BE - O que representou para a esquerda o governo de Lula e o que representa sua continuidade com Dilma? A força do lulismo é positiva para o avanço da esquerda e do movimento popular no Brasil?
Edmilson: "O lulismo, com sua influência crescente no seio da massa, foi desastroso para uma esquerda efetiva" |
Quanto a Dilma, sem dúvida, ela participa da mesma concepção básica de Lula. Mas é evidente que existem diferenças dos métodos de governo. Essas diferenças, que apenas estão aflorando – como, por exemplo, uma certa autonomia que não era esperada e que não significa um traço político fundamental -, não se apresentaram ainda de forma mais clara. Lula, nas suas duas gestões, pode manter controle social sem precisar recorrer à repressão generalizada, tendo sido suficiente sua política populista. Dilma, por sua vez, entra no governo num momento em que a crise estrutural mundial do capitalismo ganha corpo e velocidade, se caracterizando por um forte movimento de massa, embora não ocorrido ainda no nosso país. Resta saber se o recrudescimento da crise não vai atingir o Brasil. É de se notar, a respeito, que o ministro da Fazenda, Guido Mantega, fazendo coro com a presidenta, tem feito assustadas referências à gravidade da crise.
Nesta altura da análise, duas perguntas se tornam incontornáveis: como agirá Dilma (e como agiria Lula) numa perspectiva de crise econômica e financeira, com amplos segmentos populares reivindicando com força nas ruas? E como as esquerdas lulistas se comportariam em tal cenário?
BE - Você tem consciência de que sua visão política é chamada de sectária em meios considerados de esquerda?
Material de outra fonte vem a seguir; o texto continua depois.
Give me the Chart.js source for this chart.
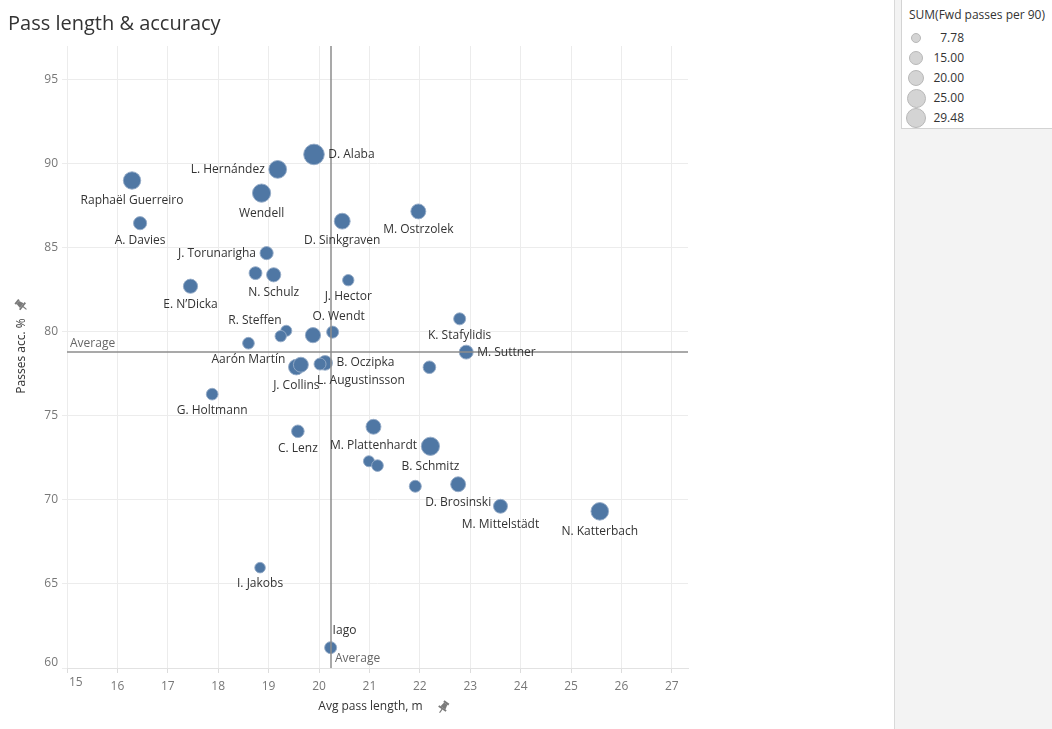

EC - Tenho plena consciência disso, mas é preciso saber quem é que tem mais espírito de seita: se eu, que fundamento minhas posições com um grau muito elevado de densidade teórica e independência, ou se são os meus críticos, que não levam a sério a questão da investigação teórica feita de modo radical. Só queria lembrar que radicalidade é muito diferente de sectarismo.
(Algumas respostas foram extraídas de textos do entrevistado e adaptadas para a entrevista. Alguns desses textos serão postados neste blog como anexos).
Comentários
No Fazendo Media, mereceu um comentário ou link no Facebook por Mariana Furtado, UERJ.
E no Ananindeua Debates, as posições do entrevistado tiveram uma crítica azeda do "Na Ilharga":
"Alguém providencie com urgência um imosec para estancar a desinteria oral do professor Edmilson até a cirurgia que o fará evacuar novamente pelas vias normais.
E ainda avise pra ele que o governo nunca deve ter o papel de mobilizar as massas, por isso as marchas do MST, LGBT, Marcha das Mulheres, entre outras, devem continuar sendo a manifestação mais legítima da sociedade".